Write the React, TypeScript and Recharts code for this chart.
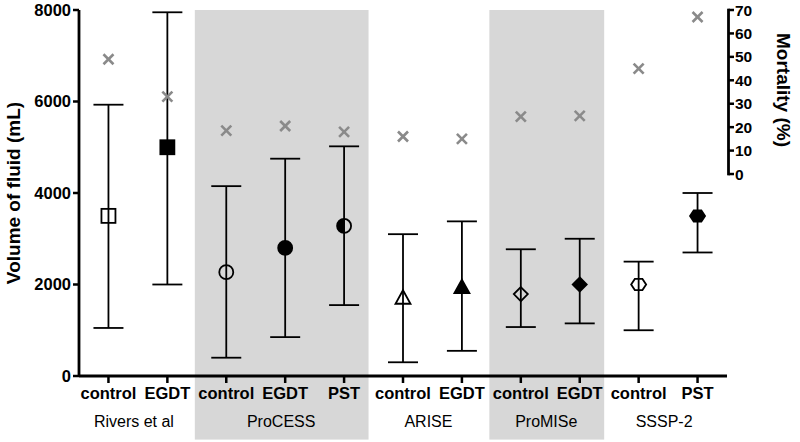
import { ComposedChart, Scatter, ErrorBar, XAxis, YAxis, ReferenceArea } from 'recharts';

const FONT = '"Liberation Sans", Arial, Helvetica, sans-serif';

// trial arms, left to right
const trials = ['Rivers et al', 'Rivers et al', 'ProCESS', 'ProCESS', 'ProCESS', 'ARISE', 'ARISE', 'ProMISe', 'ProMISe', 'SSSP-2', 'SSSP-2'];
const arms = ['control', 'EGDT', 'control', 'EGDT', 'PST', 'control', 'EGDT', 'control', 'EGDT', 'control', 'PST'];
const markers = ['square-open', 'square', 'circle-open', 'circle', 'circle-half', 'triangle-open', 'triangle', 'diamond-open', 'diamond', 'hexagon-open', 'hexagon'];

// fluid volume (mL): point, lower and upper whisker
const volMean = [3500, 5000, 2270, 2800, 3280, 1700, 1930, 1790, 2000, 2000, 3500];
const volLow = [1050, 2000, 400, 850, 1550, 300, 550, 1070, 1150, 1000, 2700];
const volHigh = [5930, 7950, 4150, 4750, 5020, 3100, 3380, 2770, 3000, 2500, 4000];

// mortality (%)
const mortality = [49, 33, 18.5, 20.5, 18, 16, 15, 24.5, 24.8, 45, 67];

const volTicks = [0, 2000, 4000, 6000, 8000];
const mortTicks = [0, 10, 20, 30, 40, 50, 60, 70];
const shadedTrials = ['ProCESS', 'ProMISe'];

const W = 800;
const H = 442;
const LEFT_W = 79;
const RIGHT_W = 73;
const TOP = 10;
const X_H = 66;
const PLOT_W = W - LEFT_W - RIGHT_W;
const PLOT_H = H - TOP - X_H;
const BAND = PLOT_W / arms.length;
const MORT_MIN = -86.2; // right axis only uses the top part of the plot
const SHADE_BOTTOM = -1390;

const ids = arms.map((a, i) => `${trials[i]} ${a} ${i}`);

const data = ids.map((id, i) => ({
  id,
  vol: volMean[i],
  err: [volMean[i] - volLow[i], volHigh[i] - volMean[i]],
  mort: mortality[i],
  marker: markers[i],
}));

const MarkerShape = (props: any) => {
  const { cx, cy, payload } = props;
  const m: string = payload.marker;
  const open = m.endsWith('-open');
  const fill = open ? 'none' : '#000';
  const sw = 1.8;
  if (m.startsWith('square')) {
    return <rect x={cx - 7} y={cy - 7} width={14} height={14} fill={fill} stroke="#000" strokeWidth={sw} />;
  }
  if (m === 'circle-half') {
    return (
      <g>
        <path d={`M${cx},${cy - 7} A7,7 0 0 0 ${cx},${cy + 7} Z`} fill="#000" />
        <circle cx={cx} cy={cy} r={7} fill="none" stroke="#000" strokeWidth={sw} />
      </g>
    );
  }
  if (m.startsWith('circle')) {
    return <circle cx={cx} cy={cy} r={7} fill={fill} stroke="#000" strokeWidth={sw} />;
  }
  if (m.startsWith('triangle')) {
    const pts = `${cx},${cy - 8} ${cx + 7.5},${cy + 5.5} ${cx - 7.5},${cy + 5.5}`;
    return <polygon points={pts} fill={fill} stroke="#000" strokeWidth={sw} strokeLinejoin="miter" />;
  }
  if (m.startsWith('diamond')) {
    const pts = `${cx},${cy - 7} ${cx + 7},${cy} ${cx},${cy + 7} ${cx - 7},${cy}`;
    return <polygon points={pts} fill={fill} stroke="#000" strokeWidth={sw} />;
  }
  const pts = `${cx - 7.5},${cy} ${cx - 3.8},${cy - 5.6} ${cx + 3.8},${cy - 5.6} ${cx + 7.5},${cy} ${cx + 3.8},${cy + 5.6} ${cx - 3.8},${cy + 5.6}`;
  return <polygon points={pts} fill={fill} stroke="#000" strokeWidth={sw} />;
};

const CrossShape = (props: any) => {
  const { cx, cy } = props;
  const s = 5;
  return (
    <g stroke="#8a8a8a" strokeWidth={2.6}>
      <line x1={cx - s} y1={cy - s} x2={cx + s} y2={cy + s} />
      <line x1={cx - s} y1={cy + s} x2={cx + s} y2={cy - s} />
    </g>
  );
};

// shaded block is a little narrower than the bands and nudged left, as in the original
const ShadeShape = (props: any) => {
  const { x, y, width, height } = props;
  return <rect x={x - 2} y={y} width={width - 3} height={height} fill="#d7d7d7" />;
};

const XTick = (props: any) => {
  const { x, index } = props;
  const first = index === 0 || trials[index] !== trials[index - 1];
  let groupLabel = null;
  if (first) {
    const n = trials.filter((t) => t === trials[index]).length;
    groupLabel = (
      <text x={x + ((n - 1) / 2) * BAND - 4} y={427} textAnchor="middle" fontFamily={FONT} fontSize={16} fill="#000">
        {trials[index]}
      </text>
    );
  }
  return (
    <g>
      <text x={x} y={399} textAnchor="middle" fontFamily={FONT} fontSize={16.5} fontWeight="bold" fill="#000">
        {arms[index]}
      </text>
      {groupLabel}
    </g>
  );
};

const MortTick = (props: any) => {
  const { x, y, payload } = props;
  const span = (70 / (70 - MORT_MIN)) * PLOT_H;
  return (
    <g>
      {payload.value === 0 && <line x1={x + 1.5} y1={y + 1.3} x2={x + 1.5} y2={y - span - 1.3} stroke="#000" strokeWidth={2.8} />}
      <line x1={x + 1.5} y1={y} x2={x + 7} y2={y} stroke="#000" strokeWidth={2.5} />
      <text x={x + 8} y={y} dy="0.36em" textAnchor="start" fontFamily={FONT} fontSize={15.5} fontWeight="bold" fill="#000">
        {payload.value}
      </text>
    </g>
  );
};

export default function App() {
  return (
    <div style={{ position: 'absolute', left: 0, top: 0, width: W, height: H, background: '#fff' }}>
      <ComposedChart width={W} height={H} data={data} margin={{ top: TOP, right: 0, bottom: 0, left: 0 }}>
        {shadedTrials.map((t) => {
          const idx = trials.map((tr, i) => (tr === t ? i : -1)).filter((i) => i >= 0);
          return (
            <ReferenceArea
              key={t}
              yAxisId="vol"
              x1={ids[idx[0]]}
              x2={ids[idx[idx.length - 1]]}
              y1={SHADE_BOTTOM}
              y2={8000}
              ifOverflow="visible"
              shape={ShadeShape}
            />
          );
        })}
        <XAxis
          dataKey="id"
          type="category"
          scale="band"
          height={X_H}
          interval={0}
          axisLine={{ stroke: '#000', strokeWidth: 2.8 }}
          tickLine={{ stroke: '#000', strokeWidth: 2.5 }}
          tickSize={7}
          tick={XTick}
        />
        <YAxis
          yAxisId="vol"
          width={LEFT_W}
          domain={[0, 8000]}
          ticks={volTicks}
          allowDataOverflow
          axisLine={{ stroke: '#000', strokeWidth: 2.8 }}
          tickLine={{ stroke: '#000', strokeWidth: 2.5 }}
          tickSize={6}
          tickMargin={2}
          tick={{ fontFamily: FONT, fontSize: 16.5, fontWeight: 'bold', fill: '#000' }}
          label={{
            content: () => (
              <text x={20} y={193} transform="rotate(-90 20 193)" textAnchor="middle" fontFamily={FONT} fontSize={19} fontWeight="bold" fill="#000">
                Volume of fluid (mL)
              </text>
            ),
          }}
        />
        <YAxis
          yAxisId="mort"
          orientation="right"
          width={RIGHT_W}
          domain={[MORT_MIN, 70]}
          ticks={mortTicks}
          allowDataOverflow
          axisLine={false}
          tickLine={false}
          tickSize={0}
          tickMargin={0}
          tick={MortTick}
          label={{
            content: () => (
              <text x={777} y={90} transform="rotate(90 777 90)" textAnchor="middle" fontFamily={FONT} fontSize={19} fontWeight="bold" fill="#000">
                Mortality (%)
              </text>
            ),
          }}
        />
        <Scatter yAxisId="vol" dataKey="vol" shape={MarkerShape} isAnimationActive={false}>
          <ErrorBar dataKey="err" direction="y" width={15} stroke="#000" strokeWidth={1.8} />
        </Scatter>
        <Scatter yAxisId="mort" dataKey="mort" shape={CrossShape} isAnimationActive={false} />
      </ComposedChart>
    </div>
  );
}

_GIVEN REQUEST_
Give back exactly the lines from the first line of the data through the line with "const shadedTrials = ['ProCESS', 'ProMISe'];", pictures excluded.

_ANSWER TO THE EXERCISE_
Write the React, TypeScript and Recharts code for this chart.
import { ComposedChart, Scatter, ErrorBar, XAxis, YAxis, ReferenceArea } from 'recharts';

const FONT = '"Liberation Sans", Arial, Helvetica, sans-serif';

// trial arms, left to right
const trials = ['Rivers et al', 'Rivers et al', 'ProCESS', 'ProCESS', 'ProCESS', 'ARISE', 'ARISE', 'ProMISe', 'ProMISe', 'SSSP-2', 'SSSP-2'];
const arms = ['control', 'EGDT', 'control', 'EGDT', 'PST', 'control', 'EGDT', 'control', 'EGDT', 'control', 'PST'];
const markers = ['square-open', 'square', 'circle-open', 'circle', 'circle-half', 'triangle-open', 'triangle', 'diamond-open', 'diamond', 'hexagon-open', 'hexagon'];

// fluid volume (mL): point, lower and upper whisker
const volMean = [3500, 5000, 2270, 2800, 3280, 1700, 1930, 1790, 2000, 2000, 3500];
const volLow = [1050, 2000, 400, 850, 1550, 300, 550, 1070, 1150, 1000, 2700];
const volHigh = [5930, 7950, 4150, 4750, 5020, 3100, 3380, 2770, 3000, 2500, 4000];

// mortality (%)
const mortality = [49, 33, 18.5, 20.5, 18, 16, 15, 24.5, 24.8, 45, 67];

const volTicks = [0, 2000, 4000, 6000, 8000];
const mortTicks = [0, 10, 20, 30, 40, 50, 60, 70];
const shadedTrials = ['ProCESS', 'ProMISe'];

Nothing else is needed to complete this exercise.